For agents that use memory, task success rate and long-term consistency are key metrics. Memory helps agents remember past actions and information, so they can make better decisions over time. Measuring how often the agent completes tasks correctly (success rate) and how well it keeps consistent behavior across steps (consistency) shows if memory is helping.
Why memory makes agents useful in Agentic AI - Why Metrics Matter
Task Completion Confusion Matrix:
| Predicted Success | Predicted Failure
------|-------------------|-----------------
Actual Success | 85 (TP) | 15 (FN)
Actual Failure | 10 (FP) | 90 (TN)
Total tasks = 200
Precision = TP / (TP + FP) = 85 / (85 + 10) = 0.894
Recall = TP / (TP + FN) = 85 / (85 + 15) = 0.85
F1 Score = 2 * (Precision * Recall) / (Precision + Recall) ≈ 0.871
This matrix shows how well the agent with memory predicts task success. High precision means it rarely says success when it fails. High recall means it catches most successes.
Imagine an agent helping a user book flights. If it has high precision, it rarely suggests wrong flights (few false positives), so the user trusts it. But if it has low recall, it might miss some good flight options.
If it has high recall, it finds almost all good flights, but with low precision, it might suggest many bad options, annoying the user.
Memory helps balance this by remembering past preferences and avoiding repeated mistakes, improving both precision and recall over time.
Good metrics: Task success rate above 85%, precision and recall both above 80%, and consistent behavior across sessions.
Bad metrics: Success rate below 60%, precision or recall below 50%, and erratic or contradictory actions showing poor memory use.
Good memory use means the agent learns from past steps and improves. Bad memory use means it forgets or repeats errors.
Accuracy paradox: An agent might have high overall accuracy by guessing common outcomes but fail on important rare tasks.
Data leakage: If the agent's memory accidentally includes future information, metrics look better but don't reflect real use.
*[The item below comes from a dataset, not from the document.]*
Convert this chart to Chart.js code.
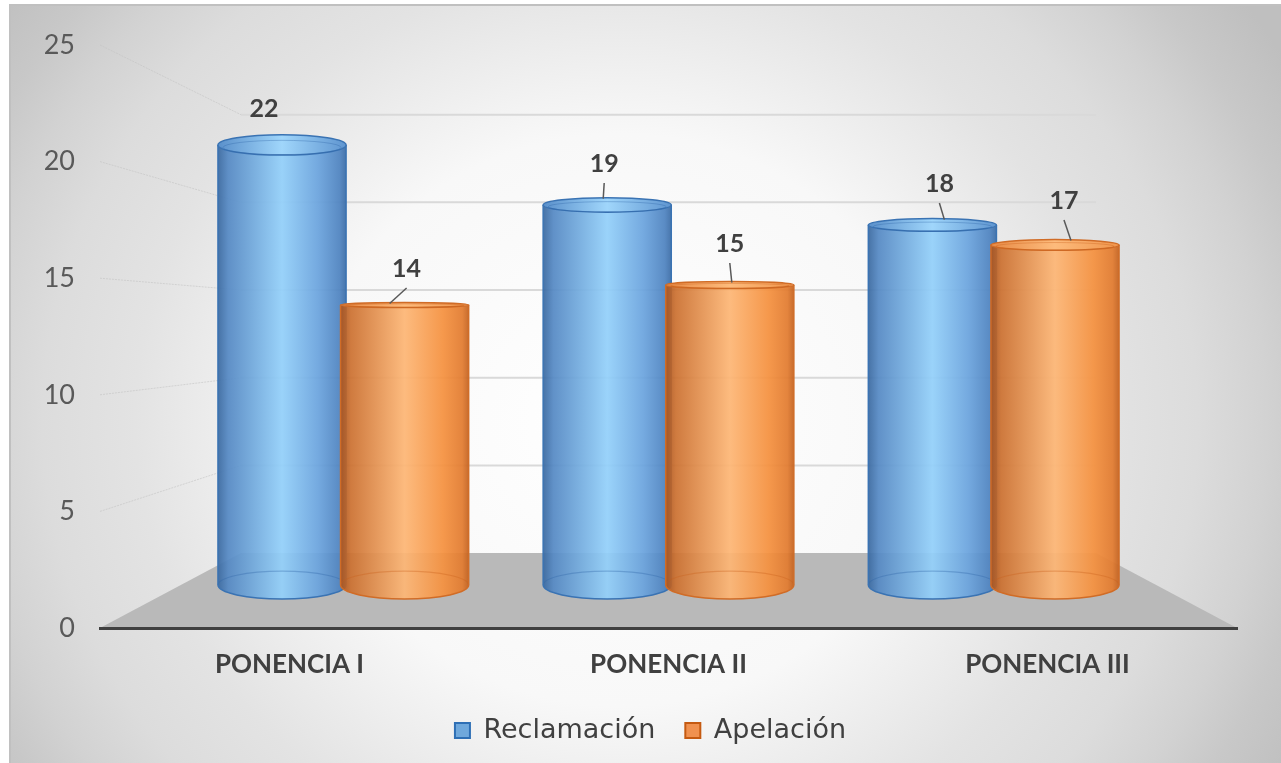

Overfitting: The agent might memorize specific past tasks perfectly but fail to generalize to new ones, showing high training success but low real-world performance.
Your agent has 98% accuracy but only 12% recall on important tasks. Is it good for production? Why not?
Answer: No, it is not good. The low recall means the agent misses most important tasks, even if overall accuracy is high. This means it often fails when it matters most, so memory or decision-making needs improvement.